**Work to do**
Beginning with the first line below, please repeat the material exactly, ending with the line that includes "(h2) at (720,31)".

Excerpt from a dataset
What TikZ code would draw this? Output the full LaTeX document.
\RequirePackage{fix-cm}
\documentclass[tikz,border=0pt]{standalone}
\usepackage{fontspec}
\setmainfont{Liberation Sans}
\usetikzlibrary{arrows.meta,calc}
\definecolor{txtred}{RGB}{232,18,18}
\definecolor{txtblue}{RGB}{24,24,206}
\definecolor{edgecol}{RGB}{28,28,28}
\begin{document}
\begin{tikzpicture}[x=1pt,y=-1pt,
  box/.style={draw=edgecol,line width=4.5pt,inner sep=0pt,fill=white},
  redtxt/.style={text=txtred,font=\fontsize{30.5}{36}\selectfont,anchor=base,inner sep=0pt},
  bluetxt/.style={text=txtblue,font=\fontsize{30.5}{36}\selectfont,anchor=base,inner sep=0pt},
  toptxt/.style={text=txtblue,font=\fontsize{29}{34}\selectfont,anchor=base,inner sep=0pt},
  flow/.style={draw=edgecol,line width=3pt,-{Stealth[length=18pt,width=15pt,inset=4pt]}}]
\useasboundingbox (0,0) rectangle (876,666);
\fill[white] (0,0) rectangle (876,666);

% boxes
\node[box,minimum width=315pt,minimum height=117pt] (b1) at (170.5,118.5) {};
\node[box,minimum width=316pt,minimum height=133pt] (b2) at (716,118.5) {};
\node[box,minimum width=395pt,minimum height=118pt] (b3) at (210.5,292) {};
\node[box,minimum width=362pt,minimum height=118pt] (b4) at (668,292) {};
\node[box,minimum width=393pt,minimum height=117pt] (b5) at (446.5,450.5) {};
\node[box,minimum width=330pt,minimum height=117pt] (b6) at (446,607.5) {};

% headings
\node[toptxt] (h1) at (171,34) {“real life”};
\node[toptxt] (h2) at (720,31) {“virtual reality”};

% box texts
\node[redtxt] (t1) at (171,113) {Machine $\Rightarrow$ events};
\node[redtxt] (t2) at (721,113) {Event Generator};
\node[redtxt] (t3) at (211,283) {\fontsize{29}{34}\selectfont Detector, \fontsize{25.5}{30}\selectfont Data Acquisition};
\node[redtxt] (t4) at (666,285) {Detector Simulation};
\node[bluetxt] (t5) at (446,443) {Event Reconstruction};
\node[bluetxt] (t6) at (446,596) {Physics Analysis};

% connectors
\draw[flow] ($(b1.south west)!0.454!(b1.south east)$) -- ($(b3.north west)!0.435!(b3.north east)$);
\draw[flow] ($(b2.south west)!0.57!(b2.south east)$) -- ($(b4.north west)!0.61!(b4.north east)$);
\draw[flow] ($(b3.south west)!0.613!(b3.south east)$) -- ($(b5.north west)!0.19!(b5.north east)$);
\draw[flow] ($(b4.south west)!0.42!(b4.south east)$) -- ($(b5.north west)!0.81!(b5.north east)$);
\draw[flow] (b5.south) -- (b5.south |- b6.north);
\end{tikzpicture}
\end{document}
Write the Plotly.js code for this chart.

**Task solution**
What TikZ code would draw this? Output the full LaTeX document.
\RequirePackage{fix-cm}
\documentclass[tikz,border=0pt]{standalone}
\usepackage{fontspec}
\setmainfont{Liberation Sans}
\usetikzlibrary{arrows.meta,calc}
\definecolor{txtred}{RGB}{232,18,18}
\definecolor{txtblue}{RGB}{24,24,206}
\definecolor{edgecol}{RGB}{28,28,28}
\begin{document}
\begin{tikzpicture}[x=1pt,y=-1pt,
  box/.style={draw=edgecol,line width=4.5pt,inner sep=0pt,fill=white},
  redtxt/.style={text=txtred,font=\fontsize{30.5}{36}\selectfont,anchor=base,inner sep=0pt},
  bluetxt/.style={text=txtblue,font=\fontsize{30.5}{36}\selectfont,anchor=base,inner sep=0pt},
  toptxt/.style={text=txtblue,font=\fontsize{29}{34}\selectfont,anchor=base,inner sep=0pt},
  flow/.style={draw=edgecol,line width=3pt,-{Stealth[length=18pt,width=15pt,inset=4pt]}}]
\useasboundingbox (0,0) rectangle (876,666);
\fill[white] (0,0) rectangle (876,666);

% boxes
\node[box,minimum width=315pt,minimum height=117pt] (b1) at (170.5,118.5) {};
\node[box,minimum width=316pt,minimum height=133pt] (b2) at (716,118.5) {};
\node[box,minimum width=395pt,minimum height=118pt] (b3) at (210.5,292) {};
\node[box,minimum width=362pt,minimum height=118pt] (b4) at (668,292) {};
\node[box,minimum width=393pt,minimum height=117pt] (b5) at (446.5,450.5) {};
\node[box,minimum width=330pt,minimum height=117pt] (b6) at (446,607.5) {};

% headings
\node[toptxt] (h1) at (171,34) {“real life”};
\node[toptxt] (h2) at (720,31) {“virtual reality”};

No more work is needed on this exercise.